In fact, the multitudes of people who clutched their rosary beads, whispered a silent prayer or offered some desperate, life-changing bargain undoubtedly increased exponentially as Brady began to march the Patriots down the field toward one of the last-minute comebacks that have made him so famous and feared.

And when Colts’ defensive back Marlin Jackson intercepted a Brady pass to clinch the Colts’ appearance in the Super Bowl on Feb. 4, only God knew the extent of the overflowing bounty of bargains and promises that Colts’ fans had made to him in those final three breath-taking minutes.

Yet, even an overly conservative estimate of those bargains would leave you with the thought that if all those promises were kept, the Colts’ universe suddenly would be marked by a wondrous increase of clean homes, loving siblings, studious children, helpful husbands, packed churches, charitable neighbors and completely attentive parishioners during homilies.

You have kept your bargain, right?

After all, the Colts still have to beat the Chicago Bears in the Super Bowl before being declared world champions.

Of course, this raises the question of whether it’s theologically proper for people to pray for the success of their favorite sports teams.
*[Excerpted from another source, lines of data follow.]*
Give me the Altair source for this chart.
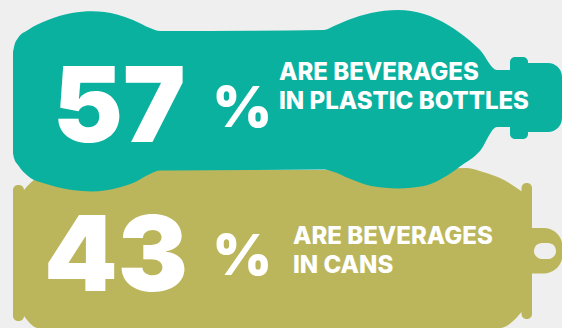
import altair as alt
import pandas as pd

BG = "#efefef"
TEAL = "#0ab19f"
OLIVE = "#bbb65b"
FONT = "Inter"

# Bottle outlines on the canvas grid
teal_x = [13, 14, 18, 28, 48, 72, 92, 117, 133, 150, 160, 170, 250, 324, 334, 348, 371, 398, 424, 448, 460, 480, 497, 512]
teal_top = [52, 47, 38, 30, 20, 13, 11.3, 14.5, 20, 28, 31, 31, 30.7, 30, 26, 20, 13, 10, 14, 25, 33, 50, 70, 70]
teal_bot = [153, 158, 165, 176, 184.5, 190, 191.5, 188, 183, 174, 170.5, 170.5, 170, 169.5, 172, 178, 186, 188.5, 186, 175, 166.5, 151, 127, 127]

olive_x = [24, 38, 100, 300, 400, 467, 483, 500, 524]
olive_top = [190, 178, 170, 170, 170, 168, 172, 178, 193]
olive_bot = [316, 328, 328, 328, 328, 328, 328, 328, 309]

# Caps, collars and the hanging ring: colour, x, x2, y, y2, corner radius, rounded on the right only
parts = [
    (TEAL, 510, 528, 57, 139, 5, False),
    (TEAL, 520, 562, 63, 132, 14, True),
    (OLIVE, 13, 24, 185, 321, 5, False),
    (OLIVE, 521.5, 532, 183, 319, 5, False),
    (OLIVE, 525, 562.5, 228, 273.5, 22, True),
    (BG, 534, 556, 243, 259, 8, False),
]

# Headline figures and captions
shares = [57, 43]
share_x = [53, 44]
share_y = [142, 291]
percent_y = [126.5, 274.5]
caption_rows = [
    ("ARE BEVERAGES", 279, 79.5),
    ("IN PLASTIC BOTTLES", 279, 108.5),
    ("ARE BEVERAGES", 293, 243.5),
    ("IN CANS", 293, 272.5),
]

x_scale = alt.Scale(domain=[0, 562], nice=False, zero=False)
y_scale = alt.Scale(domain=[328, 0], nice=False, zero=False)
X = alt.X("x:Q", scale=x_scale, axis=None)
Y = alt.Y("y:Q", scale=y_scale, axis=None)


def body(xs, top, bot, color):
    df = pd.DataFrame({"x": xs, "y": top, "y2": bot})
    return alt.Chart(df).mark_area(color=color, interpolate="monotone", opacity=1).encode(
        x=X, y=Y, y2="y2:Q"
    )


def part(color, x0, x1, y0, y1, r, right_only):
    df = pd.DataFrame({"x": [x0], "x2": [x1], "y": [y0], "y2": [y1]})
    if right_only:
        mark = alt.Chart(df).mark_rect(
            color=color, cornerRadiusTopRight=r, cornerRadiusBottomRight=r, opacity=1
        )
    else:
        mark = alt.Chart(df).mark_rect(color=color, cornerRadius=r, opacity=1)
    return mark.encode(x=X, x2="x2:Q", y=Y, y2="y2:Q")


olive_parts = [part(*p) for p in parts[2:]]
teal_parts = [part(*p) for p in parts[:2]]

share_df = pd.DataFrame({"label": [str(s) for s in shares], "x": share_x, "y": share_y})
share_text = alt.Chart(share_df).mark_text(
    align="left", baseline="alphabetic", font=FONT, fontWeight=900, fontSize=105, color="white"
).encode(x=X, y=Y, text="label:N")

pct_df = pd.DataFrame({"label": ["%", "%"], "x": [212.5, 212.5], "y": percent_y})
pct_text = alt.Chart(pct_df).mark_text(
    align="left", baseline="alphabetic", font=FONT, fontWeight=900, fontSize=57, color="white"
).encode(x=X, y=Y, text="label:N")

cap_df = pd.DataFrame(caption_rows, columns=["label", "x", "y"])
cap_text = alt.Chart(cap_df).mark_text(
    align="left", baseline="alphabetic", font=FONT, fontWeight=800, fontSize=24, color="white"
).encode(x=X, y=Y, text="label:N")

chart = alt.layer(
    body(olive_x, olive_top, olive_bot, OLIVE),
    *olive_parts,
    body(teal_x, teal_top, teal_bot, TEAL),
    *teal_parts,
    share_text,
    pct_text,
    cap_text,
).properties(
    width=562,
    height=328,
    padding=0,
    background=BG,
    autosize=alt.AutoSizeParams(type="none"),
).configure_view(stroke=None)

chart.save("out.html", embed_options={"renderer": "svg", "actions": False})
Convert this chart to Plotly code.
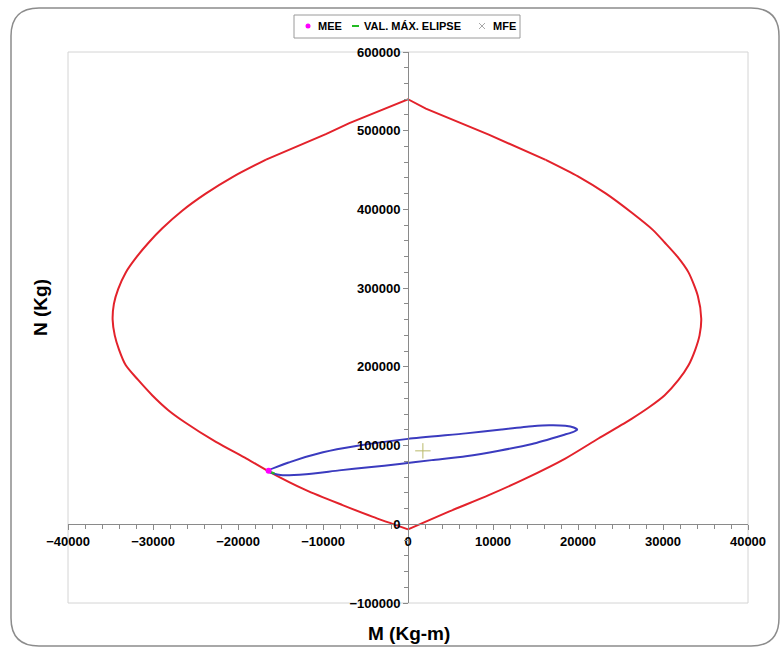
import plotly.graph_objects as go

# Interaction diagram (M-N envelope)
# Upper cap: straight segments through the top vertex
m_cap = [-16700, -9600, -6900, 0, 2100, 9500, 16200]
n_cap = [463300, 496000, 509700, 540000, 528000, 495000, 463000]

# Right branch from the cap down to the bottom vertex
m_right = [16200, 20000, 23300, 26300, 28800, 30200, 31700, 33000, 34100, 34500,
           34300, 33800, 33000, 31800, 30200, 28400, 26300, 22400, 18500, 13800,
           9500, 4800, 0]
n_right = [463000, 442000, 420000, 396000, 374000, 358000, 340000, 320000, 290000,
           261000, 240000, 222000, 202000, 183000, 164000, 149000, 134000, 109000,
           83500, 58000, 37000, 16000, -6500]

# Left branch from the bottom vertex back up to the cap
m_left = [0, -4200, -7700, -12000, -16300, -19000, -22600, -26300, -28200, -30100,
          -31800, -33200, -34000, -34500, -34750, -34600, -34100, -33200, -31900,
          -30500, -28900, -26600, -23800, -20500, -16700]
n_left = [-6500, 9700, 24400, 43400, 66700, 83500, 104700, 130000, 145000, 164000,
          184000, 202000, 222000, 240000, 260000, 280000, 298700, 320000, 340000,
          358000, 376000, 398000, 420000, 442000, 463300]

# Load ellipse contour
m_ellipse = [-16500, -13900, -10000, -6100, 0, 6800, 11000, 14600, 16600, 18500,
             19500, 19900, 19300, 18300, 14600, 10700, 6800, 2800, -1000, -4600,
             -8100, -12000, -15000, -16500]
n_ellipse = [67500, 79000, 91500, 99500, 108500, 115500, 120500, 124500, 125800,
             125200, 123000, 120200, 116800, 113500, 102000, 93500, 86500, 81500,
             76500, 72500, 68500, 63500, 62500, 67500]

# MEE point, maximum ellipse value segment, MFE point
mee_m, mee_n = [-16400], [68000]
valmax_m, valmax_n = [-16300, -15700], [67000, 64500]
mfe_m, mfe_n = [1750], [93300]

legend_labels = ["MEE", "VAL. MÁX. ELIPSE", "MFE"]

x_range = [-40000, 40000]
y_range = [-100000, 600000]

W, H = 781, 649
L, R, T, B = 68, 33, 52, 46
pw, ph = W - L - R, H - T - B

bold = dict(family="Arial, Liberation Sans, sans-serif", color="#000000", weight="bold")
red = "#e3222b"

fig = go.Figure()

fig.add_trace(go.Scatter(x=m_cap, y=n_cap, mode="lines",
                         line=dict(color=red, width=2), hoverinfo="skip"))
fig.add_trace(go.Scatter(x=m_right + [None] + m_left, y=n_right + [None] + n_left,
                         mode="lines", connectgaps=False,
                         line=dict(color=red, width=2, shape="spline", smoothing=0.7),
                         hoverinfo="skip"))
fig.add_trace(go.Scatter(x=m_ellipse, y=n_ellipse, mode="lines",
                         line=dict(color="#3b3bbf", width=2, shape="spline", smoothing=0.6),
                         hoverinfo="skip"))
fig.add_trace(go.Scatter(x=valmax_m, y=valmax_n, mode="lines", name=legend_labels[1],
                         line=dict(color="#22bb22", width=2)))
fig.add_trace(go.Scatter(x=mee_m, y=mee_n, mode="markers", name=legend_labels[0],
                         marker=dict(color="#ff00ff", size=6, symbol="circle")))
fig.add_trace(go.Scatter(x=mfe_m, y=mfe_n, mode="markers", name=legend_labels[2],
                         marker=dict(symbol="cross-thin", size=11,
                                     line=dict(color="#b9b96a", width=1))))


def px(x):
    return (x - L) / pw


def py(y):
    return (H - B - y) / ph


# rounded outer frame of the chart
x0, y0, x1, y1, r = 11, 8, 779, 646, 28
path = (f"M {px(x0 + r)},{py(y0)} L {px(x1 - r)},{py(y0)} "
        f"Q {px(x1)},{py(y0)} {px(x1)},{py(y0 + r)} "
        f"L {px(x1)},{py(y1 - r)} Q {px(x1)},{py(y1)} {px(x1 - r)},{py(y1)} "
        f"L {px(x0 + r)},{py(y1)} Q {px(x0)},{py(y1)} {px(x0)},{py(y1 - r)} "
        f"L {px(x0)},{py(y0 + r)} Q {px(x0)},{py(y0)} {px(x0 + r)},{py(y0)} Z")

# compact legend box drawn in paper space
ly = 26
shapes = [
    dict(type="path", path=path, xref="paper", yref="paper",
         line=dict(color="#8c8c8c", width=1.5), layer="below"),
    dict(type="rect", xref="paper", yref="paper", x0=0, y0=0, x1=1, y1=1,
         line=dict(color="#d4d4d4", width=1), layer="below"),
    dict(type="rect", xref="paper", yref="paper", x0=px(294), x1=px(520),
         y0=py(15), y1=py(38), line=dict(color="#9a9a9a", width=1), fillcolor="white"),
    dict(type="circle", xref="paper", yref="paper", x0=px(305.5), x1=px(310.5),
         y0=py(ly - 2.5), y1=py(ly + 2.5), line=dict(width=0), fillcolor="#ff00ff"),
    dict(type="line", xref="paper", yref="paper", x0=px(352), x1=px(359),
         y0=py(ly), y1=py(ly), line=dict(color="#22bb22", width=2)),
    dict(type="path", xref="paper", yref="paper",
         path=(f"M {px(479)},{py(ly - 3)} L {px(485)},{py(ly + 3)} "
               f"M {px(479)},{py(ly + 3)} L {px(485)},{py(ly - 3)}"),
         line=dict(color="#a8a8a8", width=1)),
]

annotations = [
    dict(text="M (Kg-m)", x=px(409), y=py(633), xref="paper", yref="paper",
         xanchor="center", yanchor="middle",
         showarrow=False, font=dict(size=19, **bold)),
    dict(text="N (Kg)", x=px(40), y=py(308), xref="paper", yref="paper",
         xanchor="center", yanchor="middle",
         showarrow=False, textangle=-90, font=dict(size=19, **bold)),
]
for label, xl in zip(legend_labels, [316, 362, 491]):
    annotations.append(dict(text=label, x=px(xl), y=py(ly), xref="paper", yref="paper",
                            xanchor="left", yanchor="middle", showarrow=False,
                            font=dict(size=11, **bold)))

fig.update_layout(
    width=W, height=H,
    margin=dict(l=L, r=R, t=T, b=B),
    paper_bgcolor="white", plot_bgcolor="white",
    showlegend=False,
    shapes=shapes,
    annotations=annotations,
)

x_cross = (0 - y_range[0]) / (y_range[1] - y_range[0])
y_cross = (0 - x_range[0]) / (x_range[1] - x_range[0])

fig.update_xaxes(range=x_range, dtick=10000, tick0=0, showgrid=False, zeroline=False,
                 showline=True, linecolor="#8a8a8a", linewidth=1,
                 ticks="outside", ticklen=5, tickcolor="#8a8a8a",
                 minor=dict(dtick=2000, ticks="outside", ticklen=4, tickcolor="#8a8a8a"),
                 anchor="free", position=x_cross, tickfont=dict(size=13, **bold),
                 tickformat="d", fixedrange=True)
fig.update_yaxes(range=y_range, dtick=100000, tick0=0, showgrid=False, zeroline=False,
                 showline=True, linecolor="#8a8a8a", linewidth=1,
                 ticks="outside", ticklen=5, tickcolor="#8a8a8a",
                 minor=dict(dtick=20000, ticks="outside", ticklen=4, tickcolor="#8a8a8a"),
                 anchor="free", position=y_cross, tickfont=dict(size=13, **bold),
                 tickformat="d", fixedrange=True)

fig.write_html("out.html")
Figuring theological experts have more important questions to ponder, I searched elsewhere for answers, finding some perspective in the actions of two priests from the archdiocese.

In a school Mass at St. Thomas Aquinas Church on the Friday before the AFC Championship, members of the eighth-grade class offered a number of petitions for prayers—petitions that focused on the weighty concerns of humanity, such as praying for the sick and the homeless. The Colts were never mentioned until Father William Munshower, now a chaplain at Cathedral High School in Indianapolis, said he thought it would be fine to pray for the Colts.

A day later, at the Saturday evening Mass at St. Thomas, another round of personal, humane and worldly petitions for prayers was offered from the altar and the pews, again skipping the Colts—at least until Father Steven Schwab, the pastor, asked aloud, “Well, should we pray for the Colts?” While people smiled and laughed, Father Schwab completed the backdoor petition and the churchgoers responded, “Lord, hear our prayer.”

If history offers any perspective, praying for sports teams is a Catholic tradition, tied deeply to a time when priests and religious sisters routinely led Catholic school children in praying for the Fighting Irish football team of the University of Notre Dame, a school named in honor of Mary, the mother of God—a school where a mural of Christ upraising his arms, on the front of the school’s library, has been dubbed “Touchdown Jesus.”

(By the way, being a Notre Dame fan, I know the Fighting Irish football team could use a few more of your prayers, especially when playing in a bowl game or against the University of Southern California. My bargaining with God and the Blessed Mother already has me booked with good intentions through 2015.)

So as the Colts prepare for the Super Bowl, the connection between faith and football seems firmly established among Catholics, even as we recognize there are far more important concerns in the world to offer our prayers to God.

So do the Colts have a prayer in the Super Bowl?

Bears’ fans don’t think so, but you Colts’ fans believe. Your faith bolstered by the dramatic comeback against the Patriots, you are convinced the Colts have more than a prayer. But, just in case, you’re undoubtedly ready to offer a few million more prayers, promises and bargains with God this weekend.